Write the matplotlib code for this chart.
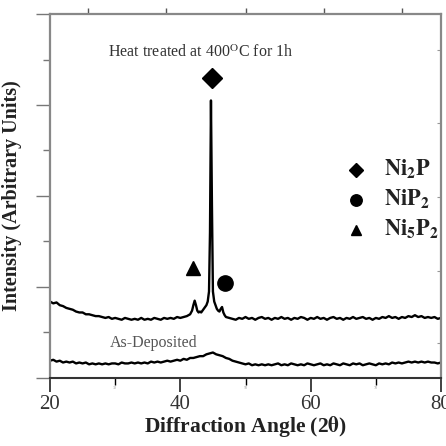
import numpy as np
import matplotlib.pyplot as plt

plt.rcParams['font.family'] = ['Liberation Serif', 'DejaVu Serif']
plt.rcParams['mathtext.fontset'] = 'stix'

# heat treated trace (2theta, intensity)
ht_angle = [20.0, 20.5, 21.0, 21.5, 22.0, 22.5, 23.0, 23.5, 24.0, 24.5, 25.0, 25.5,
            26.0, 26.5, 27.0, 27.5, 28.0, 28.5, 29.0, 29.5, 30.0, 30.5, 31.0, 31.5,
            32.0, 32.5, 33.0, 33.5, 34.0, 34.5, 35.0, 35.5, 36.0, 36.5, 37.0, 37.5,
            38.0, 38.5, 39.0, 39.5, 40.0, 40.5, 41.0, 41.5,
            41.8, 42.0, 42.2, 42.4, 42.6, 42.8, 43.0, 43.2, 43.4, 43.6, 43.8, 44.0,
            44.2, 44.4, 44.55, 44.7, 44.85, 45.0, 45.2, 45.4, 45.6, 45.8, 46.0, 46.2,
            46.4, 46.6, 46.8, 47.0, 47.5, 48.0,
            48.5, 49.0, 49.5, 50.0, 50.5, 51.0, 51.5, 52.0, 52.5, 53.0, 53.5, 54.0,
            54.5, 55.0, 55.5, 56.0, 56.5, 57.0, 57.5, 58.0, 58.5, 59.0, 59.5, 60.0,
            60.5, 61.0, 61.5, 62.0, 62.5, 63.0, 63.5, 64.0, 64.5, 65.0, 65.5, 66.0,
            66.5, 67.0, 67.5, 68.0, 68.5, 69.0, 69.5, 70.0, 70.5, 71.0, 71.5, 72.0,
            72.5, 73.0, 73.5, 74.0, 74.5, 75.0, 75.5, 76.0, 76.5, 77.0, 77.5, 78.0,
            78.5, 79.0, 79.5, 80.0]
ht_intensity = [0.84, 0.82, 0.83, 0.80, 0.79, 0.77, 0.76, 0.75, 0.73, 0.72, 0.72, 0.70,
                0.70, 0.69, 0.68, 0.68, 0.67, 0.66, 0.67, 0.65, 0.66, 0.65, 0.64, 0.66,
                0.65, 0.64, 0.65, 0.64, 0.66, 0.64, 0.65, 0.64, 0.66, 0.65, 0.64, 0.66,
                0.65, 0.66, 0.65, 0.67, 0.66, 0.67, 0.68, 0.70,
                0.74, 0.80, 0.85, 0.80, 0.74, 0.72, 0.73, 0.72, 0.74, 0.76, 0.78, 0.80,
                0.84, 0.95, 1.60, 3.05, 1.90, 0.95, 0.84, 0.80, 0.76, 0.74, 0.73, 0.76,
                0.78, 0.72, 0.69, 0.67, 0.66, 0.65,
                0.64, 0.66, 0.65, 0.67, 0.65, 0.66, 0.64, 0.66, 0.67, 0.65, 0.66, 0.64,
                0.66, 0.65, 0.67, 0.65, 0.66, 0.64, 0.66, 0.65, 0.67, 0.66, 0.64, 0.66,
                0.65, 0.67, 0.65, 0.66, 0.64, 0.66, 0.67, 0.65, 0.66, 0.64, 0.66, 0.65,
                0.67, 0.65, 0.66, 0.67, 0.65, 0.66, 0.64, 0.66, 0.65, 0.67, 0.66, 0.68,
                0.66, 0.67, 0.65, 0.67, 0.66, 0.68, 0.67, 0.69, 0.67, 0.68, 0.66, 0.67,
                0.66, 0.67, 0.65, 0.66]

# as-deposited trace
ad_angle = [20.0, 20.5, 21.0, 21.5, 22.0, 22.5, 23.0, 23.5, 24.0, 24.5, 25.0, 25.5,
            26.0, 26.5, 27.0, 27.5, 28.0, 28.5, 29.0, 29.5, 30.0, 30.5, 31.0, 31.5,
            32.0, 32.5, 33.0, 33.5, 34.0, 34.5, 35.0, 35.5, 36.0, 36.5, 37.0, 37.5,
            38.0, 38.5, 39.0, 39.5, 40.0, 40.5, 41.0, 41.5, 42.0, 42.5, 43.0, 43.5,
            44.0, 44.5, 45.0, 45.5, 46.0, 46.5, 47.0, 47.5, 48.0, 48.5, 49.0, 49.5,
            50.0, 50.5, 51.0, 51.5, 52.0, 52.5, 53.0, 53.5, 54.0, 54.5, 55.0, 55.5,
            56.0, 56.5, 57.0, 57.5, 58.0, 58.5, 59.0, 59.5, 60.0, 60.5, 61.0, 61.5,
            62.0, 62.5, 63.0, 63.5, 64.0, 64.5, 65.0, 65.5, 66.0, 66.5, 67.0, 67.5,
            68.0, 68.5, 69.0, 69.5, 70.0, 70.5, 71.0, 71.5, 72.0, 72.5, 73.0, 73.5,
            74.0, 74.5, 75.0, 75.5, 76.0, 76.5, 77.0, 77.5, 78.0, 78.5, 79.0, 79.5, 80.0]
ad_intensity = [0.19, 0.20, 0.18, 0.19, 0.17, 0.18, 0.17, 0.18, 0.16, 0.17, 0.16, 0.17,
                0.15, 0.16, 0.15, 0.16, 0.15, 0.16, 0.15, 0.16, 0.16, 0.15, 0.17, 0.16,
                0.16, 0.17, 0.16, 0.17, 0.16, 0.17, 0.16, 0.18, 0.17, 0.18, 0.17, 0.18,
                0.19, 0.18, 0.19, 0.20, 0.19, 0.21, 0.20, 0.22, 0.22, 0.23, 0.24, 0.24,
                0.26, 0.27, 0.28, 0.26, 0.25, 0.24, 0.22, 0.21, 0.19, 0.18, 0.17, 0.16,
                0.15, 0.16, 0.14, 0.15, 0.14, 0.15, 0.14, 0.15, 0.14, 0.15, 0.16, 0.14,
                0.15, 0.14, 0.16, 0.15, 0.14, 0.15, 0.14, 0.16, 0.15, 0.14, 0.15, 0.16,
                0.14, 0.15, 0.14, 0.16, 0.15, 0.14, 0.16, 0.15, 0.14, 0.16, 0.15, 0.16,
                0.14, 0.15, 0.16, 0.15, 0.14, 0.16, 0.15, 0.16, 0.15, 0.17, 0.16, 0.17,
                0.16, 0.17, 0.18, 0.17, 0.18, 0.17, 0.18, 0.17, 0.18, 0.17, 0.17, 0.16, 0.17]

# phase markers on the pattern
phase_labels = [r'$\mathbf{Ni_2P}$', r'$\mathbf{NiP_2}$', r'$\mathbf{Ni_5P_2}$']
phase_markers = ['D', 'o', '^']
peak_x = [44.8, 46.9, 42.0]
peak_y = [3.30, 1.04, 1.21]
key_y = [2.29, 1.96, 1.63]

fig = plt.figure(figsize=(4.46, 4.46), dpi=100)
ax = fig.add_axes([0.1121, 0.1525, 0.8767, 0.8161])

ax.plot(ht_angle, ht_intensity, color='black', lw=1.7)
ax.plot(ad_angle, ad_intensity, color='black', lw=1.7)

sizes = [10, 11, 10]
for i in range(3):
    ax.plot(peak_x[i], peak_y[i], marker=phase_markers[i], color='black',
            markersize=sizes[i], linestyle='none')
    ax.plot(66.9, key_y[i], marker=phase_markers[i], color='black',
            markersize=sizes[i] * 0.75, linestyle='none')
    ax.text(71.3, key_y[i], phase_labels[i], fontsize=16, color='#222222',
            ha='left', va='center')

ax.text(28.9, 3.58, r'Heat treated at 400$^{\rm O}$C for 1h', fontsize=11.5,
        color='#333333', ha='left', va='center')
ax.text(29.2, 0.38, 'As-Deposited', fontsize=11.5, color='#555555',
        ha='left', va='center')

ax.set_xlim(20, 80)
ax.set_ylim(0, 4)
ax.set_xticks([20, 40, 60, 80])
ax.set_xticks([30, 50, 70], minor=True)
ax.set_xticklabels(['30', '50', '70'], minor=True, fontsize=3, color='#999999')
ax.set_yticks([0, 1, 2, 3, 4])
ax.set_yticks([0.5, 1.5, 2.5, 3.5], minor=True)
ax.set_yticklabels([])
ax.tick_params(axis='x', which='major', direction='out', length=10, width=1.3,
               labelsize=15, colors='#333333', pad=2)
ax.tick_params(axis='x', which='minor', direction='out', length=5, width=1.0, pad=1)
ax.tick_params(axis='y', which='major', direction='out', length=10, width=1.0,
               color='#777777')
ax.tick_params(axis='y', which='minor', direction='out', length=5, width=1.0,
               color='#777777')
for side in ['top', 'right', 'left']:
    ax.spines[side].set_color('#888888')
    ax.spines[side].set_linewidth(1.6)
ax.spines['bottom'].set_color('#333333')
ax.spines['bottom'].set_linewidth(1.5)

top = ax.secondary_xaxis('top')
top.set_xticks([25.8, 37.8, 50.0, 62.0, 74.0])
top.set_xticklabels([])
top.tick_params(direction='out', length=4, width=1.0, color='#555555')
top.spines['top'].set_visible(False)

right = ax.secondary_yaxis('right')
right.set_yticks([0.38, 1.18, 1.99, 2.8, 3.6])
right.set_yticklabels([])
right.tick_params(direction='in', length=3, width=0.8, color='#999999')
right.spines['right'].set_visible(False)

ax.set_xlabel(r'Diffraction Angle (2$\mathbf{\theta}$)', fontsize=15.5,
              fontweight='bold', color='#222222', labelpad=0)
ax.set_ylabel('Intensity (Arbitrary Units)', fontsize=14.5, fontweight='bold',
              color='#222222')
ax.yaxis.set_label_coords(-0.072, 0.5)

fig.savefig('out.png', dpi=100)
plt.close(fig)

__TASK BRIEF__. Write out exactly the lines between the start of the data and the line with "plt.rcParams['mathtext.fontset'] = 'stix'", including both, but none of the pictures.

__TASK ANSWER__.
Write the matplotlib code for this chart.
import numpy as np
import matplotlib.pyplot as plt

plt.rcParams['font.family'] = ['Liberation Serif', 'DejaVu Serif']
plt.rcParams['mathtext.fontset'] = 'stix'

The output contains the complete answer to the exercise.